**SUPPLIED MATERIAL**
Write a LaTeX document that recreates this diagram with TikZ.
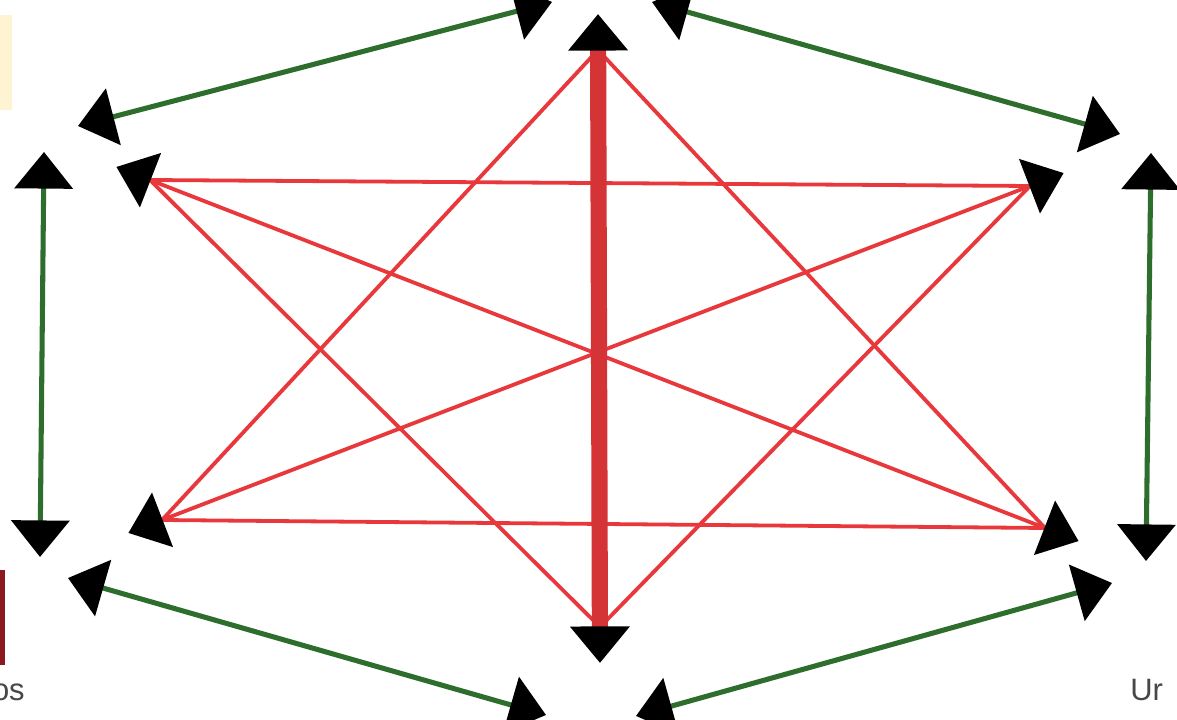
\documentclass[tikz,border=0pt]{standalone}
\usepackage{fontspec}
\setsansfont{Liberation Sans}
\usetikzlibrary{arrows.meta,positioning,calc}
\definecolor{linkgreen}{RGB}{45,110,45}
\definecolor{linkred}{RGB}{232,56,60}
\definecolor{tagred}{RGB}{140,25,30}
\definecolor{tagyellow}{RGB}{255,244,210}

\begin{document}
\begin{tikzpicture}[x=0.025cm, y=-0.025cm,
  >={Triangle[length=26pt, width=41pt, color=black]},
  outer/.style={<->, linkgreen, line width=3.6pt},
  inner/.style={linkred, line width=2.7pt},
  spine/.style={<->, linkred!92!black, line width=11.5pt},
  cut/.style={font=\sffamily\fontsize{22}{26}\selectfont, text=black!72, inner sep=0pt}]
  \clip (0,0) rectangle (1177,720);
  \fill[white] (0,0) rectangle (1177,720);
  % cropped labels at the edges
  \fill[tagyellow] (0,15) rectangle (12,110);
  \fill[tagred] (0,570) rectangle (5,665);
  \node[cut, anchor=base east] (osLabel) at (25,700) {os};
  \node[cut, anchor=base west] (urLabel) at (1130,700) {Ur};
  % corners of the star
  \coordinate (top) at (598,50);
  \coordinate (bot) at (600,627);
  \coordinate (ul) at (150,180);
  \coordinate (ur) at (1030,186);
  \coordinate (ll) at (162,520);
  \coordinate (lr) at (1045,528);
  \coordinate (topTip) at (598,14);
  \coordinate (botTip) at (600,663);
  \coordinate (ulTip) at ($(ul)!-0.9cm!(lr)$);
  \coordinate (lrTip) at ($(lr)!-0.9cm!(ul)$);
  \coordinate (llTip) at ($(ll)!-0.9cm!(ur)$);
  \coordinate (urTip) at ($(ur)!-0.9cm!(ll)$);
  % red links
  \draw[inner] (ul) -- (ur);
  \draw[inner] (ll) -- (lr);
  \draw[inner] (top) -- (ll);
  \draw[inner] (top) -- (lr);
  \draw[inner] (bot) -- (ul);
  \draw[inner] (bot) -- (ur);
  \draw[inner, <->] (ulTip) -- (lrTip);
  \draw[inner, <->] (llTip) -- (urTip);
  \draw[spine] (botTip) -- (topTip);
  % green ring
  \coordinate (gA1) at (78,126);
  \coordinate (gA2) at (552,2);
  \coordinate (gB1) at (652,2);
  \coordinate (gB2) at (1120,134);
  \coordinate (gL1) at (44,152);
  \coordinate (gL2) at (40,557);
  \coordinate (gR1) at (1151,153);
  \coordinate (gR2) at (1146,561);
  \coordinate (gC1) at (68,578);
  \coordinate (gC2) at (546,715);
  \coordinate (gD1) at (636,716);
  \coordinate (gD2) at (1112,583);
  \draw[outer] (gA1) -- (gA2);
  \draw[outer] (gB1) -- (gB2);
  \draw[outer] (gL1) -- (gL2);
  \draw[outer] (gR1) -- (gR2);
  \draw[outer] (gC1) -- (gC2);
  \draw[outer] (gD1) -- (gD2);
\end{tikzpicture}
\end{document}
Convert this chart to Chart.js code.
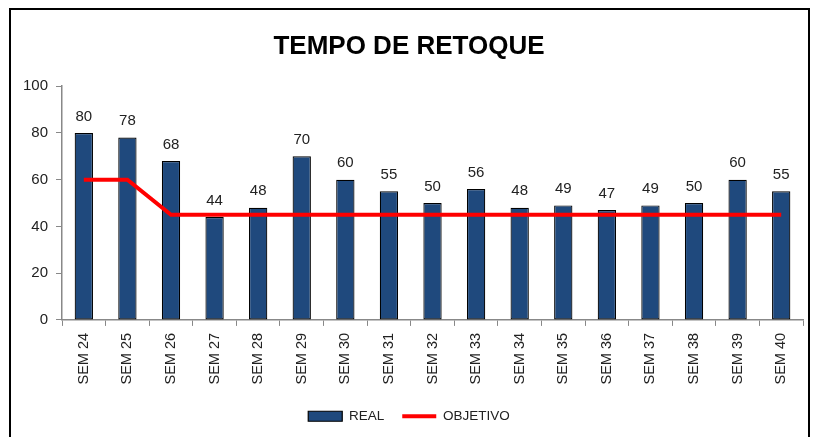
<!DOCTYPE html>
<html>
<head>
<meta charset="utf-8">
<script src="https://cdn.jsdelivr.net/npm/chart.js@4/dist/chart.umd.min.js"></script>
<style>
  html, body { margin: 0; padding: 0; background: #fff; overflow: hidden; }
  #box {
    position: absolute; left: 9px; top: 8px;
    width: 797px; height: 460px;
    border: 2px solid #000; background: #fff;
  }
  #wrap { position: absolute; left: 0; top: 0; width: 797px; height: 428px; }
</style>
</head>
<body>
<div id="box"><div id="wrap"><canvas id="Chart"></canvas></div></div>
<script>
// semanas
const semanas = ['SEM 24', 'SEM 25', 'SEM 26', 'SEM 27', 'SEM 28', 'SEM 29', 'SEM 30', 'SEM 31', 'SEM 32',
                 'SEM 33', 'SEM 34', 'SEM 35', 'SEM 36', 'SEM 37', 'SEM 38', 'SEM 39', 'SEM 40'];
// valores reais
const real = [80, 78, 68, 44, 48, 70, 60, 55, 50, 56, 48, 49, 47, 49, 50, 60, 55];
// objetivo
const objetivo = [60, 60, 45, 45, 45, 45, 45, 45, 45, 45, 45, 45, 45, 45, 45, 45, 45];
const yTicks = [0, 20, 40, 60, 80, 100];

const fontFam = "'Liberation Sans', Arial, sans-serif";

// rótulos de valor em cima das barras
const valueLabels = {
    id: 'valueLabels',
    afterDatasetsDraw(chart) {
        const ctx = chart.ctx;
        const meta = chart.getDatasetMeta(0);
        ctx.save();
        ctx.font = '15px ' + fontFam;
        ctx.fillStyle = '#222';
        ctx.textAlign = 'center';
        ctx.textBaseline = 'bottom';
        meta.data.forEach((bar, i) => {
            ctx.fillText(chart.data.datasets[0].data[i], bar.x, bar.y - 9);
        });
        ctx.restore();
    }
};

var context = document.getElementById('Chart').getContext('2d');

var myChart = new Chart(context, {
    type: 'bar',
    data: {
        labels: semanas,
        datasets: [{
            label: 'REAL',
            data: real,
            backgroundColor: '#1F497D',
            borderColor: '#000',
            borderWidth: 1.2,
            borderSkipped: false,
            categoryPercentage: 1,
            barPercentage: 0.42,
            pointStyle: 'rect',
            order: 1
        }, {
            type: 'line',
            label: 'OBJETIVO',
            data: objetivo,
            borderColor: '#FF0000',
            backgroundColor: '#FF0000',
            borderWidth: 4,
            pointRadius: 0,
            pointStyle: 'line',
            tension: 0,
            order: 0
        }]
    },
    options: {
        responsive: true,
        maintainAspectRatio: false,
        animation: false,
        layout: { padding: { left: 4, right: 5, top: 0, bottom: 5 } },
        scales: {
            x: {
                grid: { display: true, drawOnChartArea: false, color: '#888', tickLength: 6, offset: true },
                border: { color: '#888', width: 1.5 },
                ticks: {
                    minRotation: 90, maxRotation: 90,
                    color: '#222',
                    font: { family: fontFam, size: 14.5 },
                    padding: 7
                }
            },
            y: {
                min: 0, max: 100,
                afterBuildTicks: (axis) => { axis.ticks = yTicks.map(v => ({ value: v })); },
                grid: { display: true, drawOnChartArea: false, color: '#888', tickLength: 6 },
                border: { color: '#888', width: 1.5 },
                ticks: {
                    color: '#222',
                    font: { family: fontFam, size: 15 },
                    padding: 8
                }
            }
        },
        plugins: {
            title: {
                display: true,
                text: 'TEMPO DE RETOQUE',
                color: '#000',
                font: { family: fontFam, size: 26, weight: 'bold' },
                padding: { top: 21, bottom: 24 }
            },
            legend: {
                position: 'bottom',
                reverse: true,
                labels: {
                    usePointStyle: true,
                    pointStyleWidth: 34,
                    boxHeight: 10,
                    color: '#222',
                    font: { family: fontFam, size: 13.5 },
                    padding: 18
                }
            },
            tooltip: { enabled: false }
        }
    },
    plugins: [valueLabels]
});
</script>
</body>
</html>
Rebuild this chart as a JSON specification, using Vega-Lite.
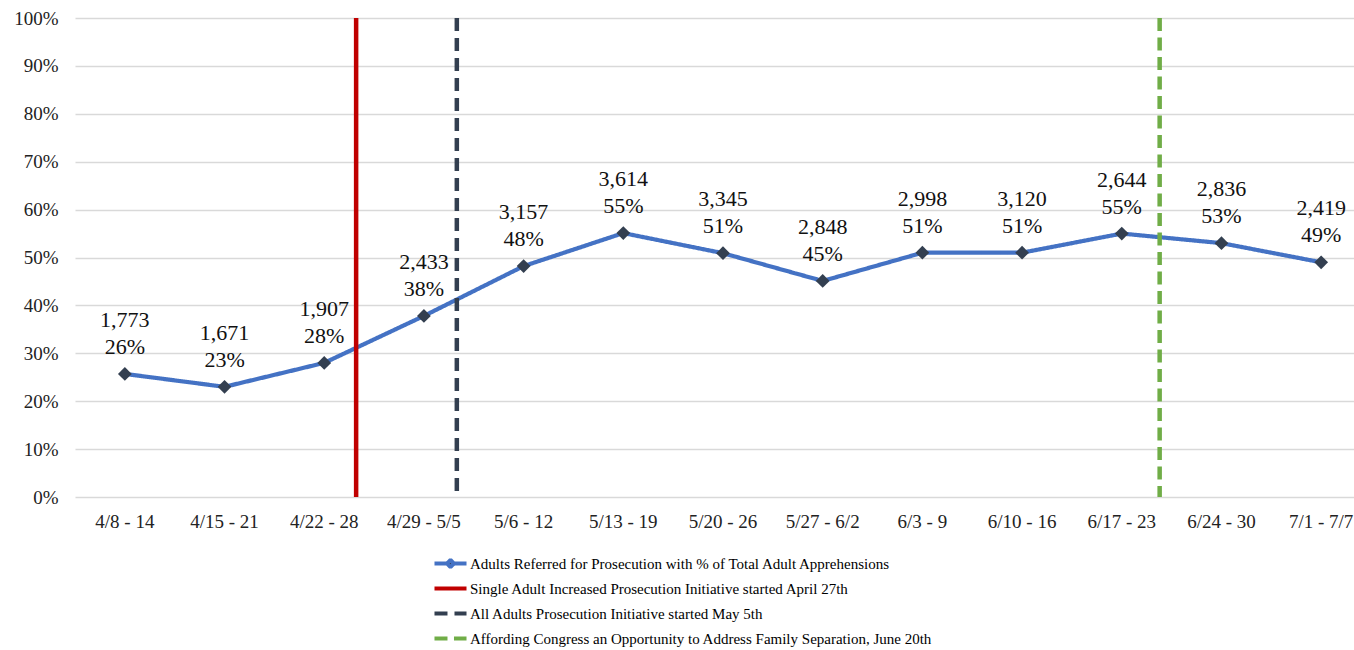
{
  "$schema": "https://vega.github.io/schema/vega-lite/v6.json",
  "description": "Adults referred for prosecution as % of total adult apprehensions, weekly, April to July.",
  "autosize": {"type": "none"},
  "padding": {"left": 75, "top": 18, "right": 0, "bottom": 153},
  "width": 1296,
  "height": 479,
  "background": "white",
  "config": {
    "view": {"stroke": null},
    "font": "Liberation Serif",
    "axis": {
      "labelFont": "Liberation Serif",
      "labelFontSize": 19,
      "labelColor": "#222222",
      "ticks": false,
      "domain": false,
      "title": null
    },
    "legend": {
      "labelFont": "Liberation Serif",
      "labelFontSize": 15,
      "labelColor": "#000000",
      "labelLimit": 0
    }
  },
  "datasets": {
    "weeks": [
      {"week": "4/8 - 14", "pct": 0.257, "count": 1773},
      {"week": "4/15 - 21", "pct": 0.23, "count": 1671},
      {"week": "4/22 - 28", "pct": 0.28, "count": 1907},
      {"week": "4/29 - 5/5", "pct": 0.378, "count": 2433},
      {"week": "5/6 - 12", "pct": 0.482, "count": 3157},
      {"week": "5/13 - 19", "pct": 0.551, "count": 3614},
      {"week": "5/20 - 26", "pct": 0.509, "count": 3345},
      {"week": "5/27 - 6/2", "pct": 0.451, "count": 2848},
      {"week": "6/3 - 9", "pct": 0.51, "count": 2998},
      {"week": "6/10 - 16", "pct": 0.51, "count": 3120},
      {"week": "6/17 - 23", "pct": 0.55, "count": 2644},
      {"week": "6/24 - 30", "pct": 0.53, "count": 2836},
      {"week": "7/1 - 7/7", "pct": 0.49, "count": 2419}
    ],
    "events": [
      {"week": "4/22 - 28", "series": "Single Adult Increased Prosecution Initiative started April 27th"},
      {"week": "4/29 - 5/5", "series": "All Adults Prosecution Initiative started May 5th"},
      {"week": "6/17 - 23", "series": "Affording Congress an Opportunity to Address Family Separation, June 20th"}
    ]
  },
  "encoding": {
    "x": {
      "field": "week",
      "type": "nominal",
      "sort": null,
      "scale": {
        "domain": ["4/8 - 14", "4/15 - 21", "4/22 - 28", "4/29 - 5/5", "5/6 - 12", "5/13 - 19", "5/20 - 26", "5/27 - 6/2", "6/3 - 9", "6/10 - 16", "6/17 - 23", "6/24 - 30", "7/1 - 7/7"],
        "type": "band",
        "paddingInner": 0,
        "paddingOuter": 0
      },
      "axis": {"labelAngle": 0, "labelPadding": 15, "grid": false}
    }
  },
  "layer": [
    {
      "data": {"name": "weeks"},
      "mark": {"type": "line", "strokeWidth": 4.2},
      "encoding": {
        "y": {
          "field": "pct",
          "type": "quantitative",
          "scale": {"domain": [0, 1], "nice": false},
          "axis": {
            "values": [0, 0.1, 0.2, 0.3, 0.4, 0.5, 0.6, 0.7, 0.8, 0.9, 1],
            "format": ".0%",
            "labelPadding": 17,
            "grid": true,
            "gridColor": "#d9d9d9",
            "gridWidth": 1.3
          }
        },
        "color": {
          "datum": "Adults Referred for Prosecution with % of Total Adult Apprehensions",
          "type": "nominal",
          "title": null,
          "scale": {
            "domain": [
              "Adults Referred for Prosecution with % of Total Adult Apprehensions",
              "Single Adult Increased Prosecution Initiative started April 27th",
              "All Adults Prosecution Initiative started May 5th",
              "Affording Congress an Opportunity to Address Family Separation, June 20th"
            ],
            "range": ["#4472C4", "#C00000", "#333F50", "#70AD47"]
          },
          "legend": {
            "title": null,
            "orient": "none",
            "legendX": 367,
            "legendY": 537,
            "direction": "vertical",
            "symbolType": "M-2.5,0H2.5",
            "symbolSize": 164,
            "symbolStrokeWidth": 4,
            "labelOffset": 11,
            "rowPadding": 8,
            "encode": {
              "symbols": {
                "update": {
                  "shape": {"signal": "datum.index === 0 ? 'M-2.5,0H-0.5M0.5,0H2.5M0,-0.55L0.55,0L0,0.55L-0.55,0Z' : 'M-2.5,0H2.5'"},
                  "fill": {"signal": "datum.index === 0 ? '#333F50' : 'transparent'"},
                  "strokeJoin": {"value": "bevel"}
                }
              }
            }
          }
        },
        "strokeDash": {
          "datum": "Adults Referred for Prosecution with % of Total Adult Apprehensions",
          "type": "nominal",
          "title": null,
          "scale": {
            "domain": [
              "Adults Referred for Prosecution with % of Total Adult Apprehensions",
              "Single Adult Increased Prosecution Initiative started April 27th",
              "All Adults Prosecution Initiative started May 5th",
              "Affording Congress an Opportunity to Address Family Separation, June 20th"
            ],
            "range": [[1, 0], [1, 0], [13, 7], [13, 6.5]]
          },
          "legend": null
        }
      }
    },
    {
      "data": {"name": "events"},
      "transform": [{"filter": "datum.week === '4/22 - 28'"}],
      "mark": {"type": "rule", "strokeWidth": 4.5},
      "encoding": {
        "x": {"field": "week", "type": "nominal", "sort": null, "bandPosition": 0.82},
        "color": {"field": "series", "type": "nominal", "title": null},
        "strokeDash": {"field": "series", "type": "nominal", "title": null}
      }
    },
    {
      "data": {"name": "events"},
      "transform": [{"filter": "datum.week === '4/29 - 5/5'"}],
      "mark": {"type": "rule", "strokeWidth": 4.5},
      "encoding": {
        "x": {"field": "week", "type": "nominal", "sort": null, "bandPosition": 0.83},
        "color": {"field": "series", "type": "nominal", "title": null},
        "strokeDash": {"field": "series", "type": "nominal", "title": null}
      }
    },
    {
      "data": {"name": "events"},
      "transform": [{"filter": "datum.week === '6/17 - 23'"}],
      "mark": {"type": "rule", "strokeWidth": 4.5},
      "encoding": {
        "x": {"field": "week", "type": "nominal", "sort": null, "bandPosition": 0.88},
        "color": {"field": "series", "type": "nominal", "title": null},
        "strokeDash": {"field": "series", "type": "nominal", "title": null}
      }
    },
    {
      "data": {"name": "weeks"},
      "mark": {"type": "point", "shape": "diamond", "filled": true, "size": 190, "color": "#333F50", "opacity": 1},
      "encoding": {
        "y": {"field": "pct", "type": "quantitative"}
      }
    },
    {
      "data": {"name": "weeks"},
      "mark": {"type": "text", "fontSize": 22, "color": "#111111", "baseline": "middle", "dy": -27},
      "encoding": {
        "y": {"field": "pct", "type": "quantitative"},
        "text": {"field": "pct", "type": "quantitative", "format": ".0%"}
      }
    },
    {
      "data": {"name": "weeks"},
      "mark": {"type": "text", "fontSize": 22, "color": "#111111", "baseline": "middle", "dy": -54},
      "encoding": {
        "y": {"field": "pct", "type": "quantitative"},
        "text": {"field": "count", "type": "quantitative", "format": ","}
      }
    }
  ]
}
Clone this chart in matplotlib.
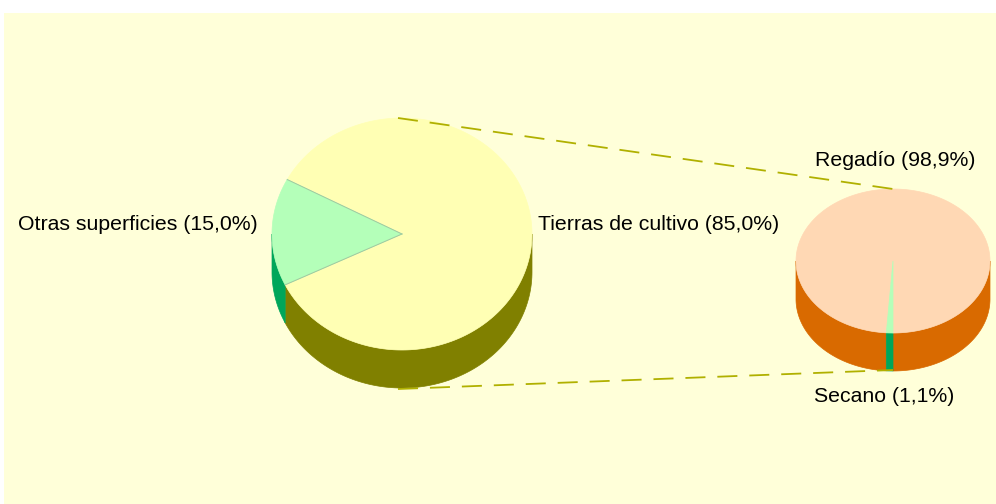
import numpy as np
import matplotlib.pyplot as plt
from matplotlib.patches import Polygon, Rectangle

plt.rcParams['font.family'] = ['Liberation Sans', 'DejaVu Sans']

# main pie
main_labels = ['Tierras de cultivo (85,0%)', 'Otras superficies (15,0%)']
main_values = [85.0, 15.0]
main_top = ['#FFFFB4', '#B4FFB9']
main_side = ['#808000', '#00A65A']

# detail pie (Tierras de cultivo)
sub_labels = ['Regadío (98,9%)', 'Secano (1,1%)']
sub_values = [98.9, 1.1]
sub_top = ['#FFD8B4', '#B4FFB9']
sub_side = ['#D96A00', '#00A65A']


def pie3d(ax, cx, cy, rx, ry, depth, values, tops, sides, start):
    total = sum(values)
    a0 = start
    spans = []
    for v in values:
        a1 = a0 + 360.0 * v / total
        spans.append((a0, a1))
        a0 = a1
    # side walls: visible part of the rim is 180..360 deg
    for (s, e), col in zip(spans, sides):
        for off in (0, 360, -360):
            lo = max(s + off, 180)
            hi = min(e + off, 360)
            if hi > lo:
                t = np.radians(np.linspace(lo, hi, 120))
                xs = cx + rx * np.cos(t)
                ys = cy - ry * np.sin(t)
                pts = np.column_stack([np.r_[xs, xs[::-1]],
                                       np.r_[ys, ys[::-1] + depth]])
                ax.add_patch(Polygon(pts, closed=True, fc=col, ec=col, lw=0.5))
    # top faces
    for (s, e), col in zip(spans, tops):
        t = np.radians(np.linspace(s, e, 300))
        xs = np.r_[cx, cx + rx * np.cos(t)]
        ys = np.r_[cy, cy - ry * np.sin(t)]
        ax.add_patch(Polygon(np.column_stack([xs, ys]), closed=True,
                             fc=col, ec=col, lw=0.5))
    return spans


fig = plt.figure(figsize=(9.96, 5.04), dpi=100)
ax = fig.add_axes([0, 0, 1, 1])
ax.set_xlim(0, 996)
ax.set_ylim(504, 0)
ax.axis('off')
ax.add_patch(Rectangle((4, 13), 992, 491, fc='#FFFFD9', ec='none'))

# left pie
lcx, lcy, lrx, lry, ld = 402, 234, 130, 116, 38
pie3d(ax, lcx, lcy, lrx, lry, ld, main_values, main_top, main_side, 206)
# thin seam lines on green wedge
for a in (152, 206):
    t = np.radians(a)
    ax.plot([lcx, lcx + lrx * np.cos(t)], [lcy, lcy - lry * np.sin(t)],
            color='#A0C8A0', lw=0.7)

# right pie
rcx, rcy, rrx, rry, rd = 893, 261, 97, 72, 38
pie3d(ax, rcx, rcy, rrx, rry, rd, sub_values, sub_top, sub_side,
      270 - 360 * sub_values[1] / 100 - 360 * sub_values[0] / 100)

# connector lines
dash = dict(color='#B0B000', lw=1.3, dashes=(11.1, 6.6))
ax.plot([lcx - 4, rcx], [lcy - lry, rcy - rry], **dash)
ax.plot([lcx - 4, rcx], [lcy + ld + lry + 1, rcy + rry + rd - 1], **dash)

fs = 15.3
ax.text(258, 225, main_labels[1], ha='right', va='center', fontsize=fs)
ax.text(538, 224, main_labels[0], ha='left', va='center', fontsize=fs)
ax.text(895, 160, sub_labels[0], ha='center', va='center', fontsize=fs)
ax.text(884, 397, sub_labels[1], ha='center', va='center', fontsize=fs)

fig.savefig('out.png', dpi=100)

**JOB**
Write out exactly the lines from the one that has "Clone this chart in matplotlib." down to the one that has "return spans", including both. Pictures stay out of the copy.

**ANSWER IN FULL**
Clone this chart in matplotlib.
import numpy as np
import matplotlib.pyplot as plt
from matplotlib.patches import Polygon, Rectangle

plt.rcParams['font.family'] = ['Liberation Sans', 'DejaVu Sans']

# main pie
main_labels = ['Tierras de cultivo (85,0%)', 'Otras superficies (15,0%)']
main_values = [85.0, 15.0]
main_top = ['#FFFFB4', '#B4FFB9']
main_side = ['#808000', '#00A65A']

# detail pie (Tierras de cultivo)
sub_labels = ['Regadío (98,9%)', 'Secano (1,1%)']
sub_values = [98.9, 1.1]
sub_top = ['#FFD8B4', '#B4FFB9']
sub_side = ['#D96A00', '#00A65A']


def pie3d(ax, cx, cy, rx, ry, depth, values, tops, sides, start):
    total = sum(values)
    a0 = start
    spans = []
    for v in values:
        a1 = a0 + 360.0 * v / total
        spans.append((a0, a1))
        a0 = a1
    # side walls: visible part of the rim is 180..360 deg
    for (s, e), col in zip(spans, sides):
        for off in (0, 360, -360):
            lo = max(s + off, 180)
            hi = min(e + off, 360)
            if hi > lo:
                t = np.radians(np.linspace(lo, hi, 120))
                xs = cx + rx * np.cos(t)
                ys = cy - ry * np.sin(t)
                pts = np.column_stack([np.r_[xs, xs[::-1]],
                                       np.r_[ys, ys[::-1] + depth]])
                ax.add_patch(Polygon(pts, closed=True, fc=col, ec=col, lw=0.5))
    # top faces
    for (s, e), col in zip(spans, tops):
        t = np.radians(np.linspace(s, e, 300))
        xs = np.r_[cx, cx + rx * np.cos(t)]
        ys = np.r_[cy, cy - ry * np.sin(t)]
        ax.add_patch(Polygon(np.column_stack([xs, ys]), closed=True,
                             fc=col, ec=col, lw=0.5))
    return spans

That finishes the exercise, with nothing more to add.